Qu’en est-il du taux de mortalité chez les participantes d’âge intermédiaire dans l’étude WHI ? « Même pour les femmes de 60 à 69 ans, les données sont relativement bonnes. Les chiffres sont neutres. Il n’y a pas d’augmentation du risque de mortalité », précise la Dre Wolfman. L’hormonothérapie est maintenant prescrite aux femmes dont la ménopause date de moins de 10 ans, mais certaines peuvent avoir atteint la soixantaine. Les données de l’étude WHI les concernant sont donc rassurantes. « Le risque resterait encore très petit », précise la spécialiste.

Femmes plus âgées

Chez les femmes les plus âgées, soit celles qui avaient de 70 à 79 ans au début de l’essai clinique, le risque de mortalité augmente un peu, mais n’est pas statistiquement significatif en général. Globalement, l’hormonothérapie semble quand même moins sûre.

La prise d’hormones à un âge avancé serait par ailleurs plus hasardeuse sur le plan de la morbidité. « Les femmes qui commencent l’hormonothérapie après l’âge de 60 ans ou encore dix ans, et surtout plus de 20 ans, après le début de leur mé­nopause présentent un risque absolu plus élevé de mala­dies coronariennes, de thrombo-embolie veineuse (risque d’em­bolie pulmonaire) et d’AVC que celles qui commencent à prendre des hormones au début de la ménopause », précise la North American Menopause Society.

Pourquoi cette hausse du risque ? « Probablement parce que, dans cette tranche d’âge, les femmes ont beaucoup de facteurs de risque déjà établis. Elles ont probablement une maladie cardiovasculaire qui s’installe. Et on sait que l’hormonothérapie peut probablement accroître d’une certaine façon les maladies cardiovasculaires quand on la commence plus tard », mentionne la Dre Shaulov.

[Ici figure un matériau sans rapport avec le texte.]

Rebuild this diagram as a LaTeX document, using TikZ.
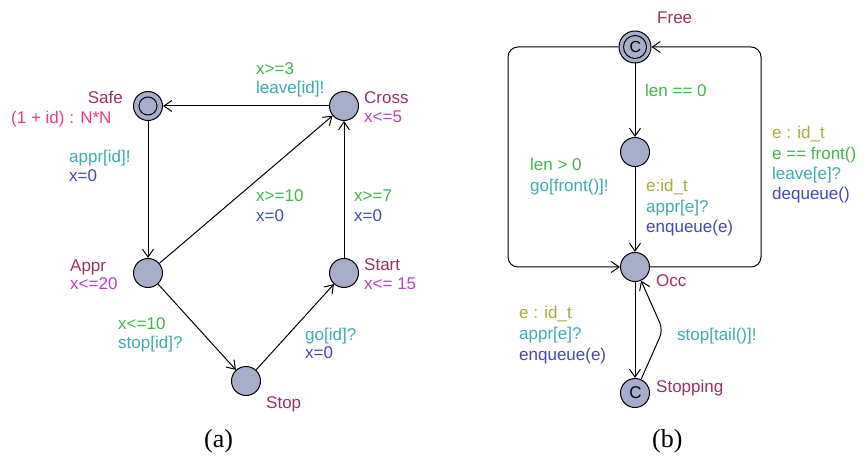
\documentclass[tikz,border=0pt]{standalone}
\usepackage{fontspec}
\setmainfont{Liberation Sans}
\newfontfamily\serifcap{Liberation Serif}
\usetikzlibrary{arrows.meta}
\definecolor{loccol}{RGB}{150,50,100}
\definecolor{invcol}{RGB}{185,65,185}
\definecolor{guardcol}{RGB}{65,180,75}
\definecolor{synccol}{RGB}{60,170,175}
\definecolor{asgcol}{RGB}{70,70,180}
\definecolor{selcol}{RGB}{170,170,60}
\definecolor{pinkcol}{RGB}{235,60,120}
\definecolor{nodefill}{RGB}{166,173,203}
\tikzset{
  loc/.style={circle,draw=black,fill=nodefill,line width=1pt,minimum size=29pt,inner sep=0pt},
  lbl/.style={anchor=base west,inner sep=0pt,font=\fontsize{17}{20}\selectfont},
  lblr/.style={anchor=base east,inner sep=0pt,font=\fontsize{17}{20}\selectfont},
  arr/.style={line width=1pt,-{Straight Barb[length=8pt,width=11pt,line width=1pt]}},
  captxt/.style={anchor=base west,inner sep=0pt,font=\serifcap\fontsize{26}{28}\selectfont}
}
\begin{document}
\begin{tikzpicture}[x=1pt,y=-1pt]
\useasboundingbox (0,0) rectangle (865,457);
% ---------- (a) ----------
\node[loc] (Safe) at (148,106) {};
\draw[line width=1pt] (Safe) circle (9);
\node[loc] (Cross) at (344,106) {};
\node[loc] (Appr) at (148,273) {};
\node[loc] (Start) at (344,273) {};
\node[loc] (Stop) at (246,381) {};

\draw[arr] (Cross) -- (Safe);
\draw[arr] (Safe) -- (Appr);
\draw[arr] (Appr) -- (Cross);
\draw[arr] (Appr) -- (Stop);
\draw[arr] (Stop) -- (Start);
\draw[arr] (Start) -- (Cross);

\node[lblr,text=loccol] (tSafe) at (123,104) {Safe};
\node[lbl,text=pinkcol] (tSafeP) at (11,124) {(1 + id) : N*N};
\node[lbl,text=loccol] (tCross) at (364,104) {Cross};
\node[lbl,text=invcol] (tCrossI) at (364,123) {x<=5};
\node[lbl,text=loccol] (tAppr) at (70,272) {Appr};
\node[lbl,text=invcol] (tApprI) at (70,290) {x<=20};
\node[lbl,text=loccol] (tStart) at (364,271) {Start};
\node[lbl,text=invcol] (tStartI) at (364,290) {x<= 15};
\node[lbl,text=loccol] (tStop) at (266,408) {Stop};

\node[lbl,text=synccol] (e1s) at (69,163) {appr[id]!};
\node[lbl,text=asgcol] (e1a) at (69,182) {x=0};
\node[lbl,text=guardcol] (e2g) at (256,75) {x>=3};
\node[lbl,text=synccol] (e2s) at (256,94) {leave[id]!};
\node[lbl,text=guardcol] (e3g) at (256,202) {x>=10};
\node[lbl,text=asgcol] (e3a) at (256,222) {x=0};
\node[lbl,text=guardcol] (e4g) at (354,202) {x>=7};
\node[lbl,text=asgcol] (e4a) at (354,222) {x=0};
\node[lbl,text=guardcol] (e5g) at (118,329) {x<=10};
\node[lbl,text=synccol] (e5s) at (118,348) {stop[id]?};
\node[lbl,text=synccol] (e6s) at (305,340) {go[id]?};
\node[lbl,text=asgcol] (e6a) at (305,358) {x=0};

\node[captxt] (capa) at (204,447) {(a)};

% ---------- (b) ----------
\node[loc,minimum size=32pt] (Free) at (635,47) {};
\draw[line width=1pt] (Free) circle (11.5);
\node[inner sep=0pt,font=\fontsize{16}{16}\selectfont] (FreeC) at (635.5,47) {C};
\node[loc] (Mid) at (635,152) {};
\node[loc] (Occ) at (635,267) {};
\node[loc] (Stopping) at (635,393) {};
\node[inner sep=0pt,font=\fontsize{17}{17}\selectfont] (StopC) at (635.5,393) {C};

\coordinate (FL) at (508,47);
\coordinate (OL) at (508,267);
\coordinate (OR) at (761,267);
\coordinate (FR) at (761,47);
\coordinate (SM) at (663,330);

\draw[arr] (Free) -- (Mid);
\draw[arr] (Mid) -- (Occ);
\draw[arr,rounded corners=10pt] (Free) -- (FL) -- (OL) -- (Occ);
\draw[arr,rounded corners=10pt] (Occ) -- (OR) -- (FR) -- (Free);
\draw[arr] (Occ) -- (Stopping);
\draw[arr,rounded corners=8pt] (Stopping) -- (SM) -- (Occ);

\node[lbl,text=loccol] (tFree) at (657,24) {Free};
\node[lbl,text=loccol] (tOcc) at (656,287) {Occ};
\node[lbl,text=loccol] (tStopping) at (656,392) {Stopping};

\node[lbl,text=guardcol] (f1g) at (645,97) {len == 0};
\node[lbl,text=guardcol] (f2g) at (530,171) {len > 0};
\node[lbl,text=synccol] (f2s) at (530,192) {go[front()]!};
\node[lbl,text=selcol] (f3e) at (646,192) {e:id\_t};
\node[lbl,text=synccol] (f3s) at (646,213) {appr[e]?};
\node[lbl,text=asgcol] (f3a) at (646,233) {enqueue(e)};
\node[lbl,text=selcol] (f4e) at (772,139) {e : id\_t};
\node[lbl,text=guardcol] (f4g) at (772,160) {e == front()};
\node[lbl,text=synccol] (f4s) at (772,180) {leave[e]?};
\node[lbl,text=asgcol] (f4a) at (772,200) {dequeue()};
\node[lbl,text=selcol] (f5e) at (519,318) {e : id\_t};
\node[lbl,text=synccol] (f5s) at (519,339) {appr[e]?};
\node[lbl,text=asgcol] (f5a) at (519,360) {enqueue(e)};
\node[lbl,text=synccol] (f6s) at (677,340) {stop[tail()]!};

\node[captxt] (capb) at (652,447) {(b)};
\end{tikzpicture}
\end{document}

« Des méta-analyses ont montré qu’il y a une fenêtre dans laquelle l’hormonothérapie est sûre pour les patientes : en bas de 60 ans et moins de dix ans après la ménopause. »

– Dre Talya Shaulov

L’étude WHI, comme les autres, laisse une question en sus­pens : que faire si la patiente qui a entrepris une hormonothérapie dans la cinquantaine veut la poursuivre après 70 ans à cause de la persistance de ses symptômes ménopausiques ? « On ne sait pas grand-chose sur ces cas. Ce que nous essayons de faire est de leur donner la plus faible dose possible de manière transdermique pour diminuer les risques thrombotiques », indique la Dre Wolfman.

Avec un recul de dix-huit ans, on sait ce­pen­dant que l’hormonothérapie est sûre de ma­nière générale. « On peut dire à nos pa­tientes, en s’appuyant sur des données très impor­tantes, que la prise d’hormones n’augmente pas le taux de mortalité. Peut-être qu’elle peut accroître le risque de cancer du sein, mais il faut voir si c’est encore le cas avec tous les types d’hormonothérapie dont on dispose aujourd’hui », affirme la Dre Shaulov. Pour la Dre Wolfman, les patientes ne doivent plus hésiter. « Elles ne doivent pas avoir peur de prendre des hormones si elles en ont besoin pour améliorer leur qualité de vie lorsqu’elles n’ont pas de contre-indications comme la grossesse, des saignements utérins anormaux non diagnostiqués, un AVC ou un infarctus du myocarde récents ou encore des antécédents de cancer du sein, de thrombose veineuse profonde ou d’embole pulmonaire. » //

Bibliographie

1. Manson JE, Aragaki AK, Rossouw JE et coll. Menopausal hormone therapy and long-term all-cause and cause-specific mortality: The Women’s Health Initiative Randomized Trials. JAMA 2017 ; 318 (10) : 927-38.

2. The NAMS 2017 Hormone Therapy Position Statement Advisory Panel. The 2017 hormone therapy position statement of The North American Menopause Society. Menopause 2017 ; 24 (7) : 728-53.

3. US Preventive Services Task Force, Grossman DC, Curry S et coll. Hormone therapy for the primary prevention of chronic conditions in postmenopausal women: US Preventive Services Task Force Recommendation Statement. JAMA 2017 ; 318 (22) : 2224-33.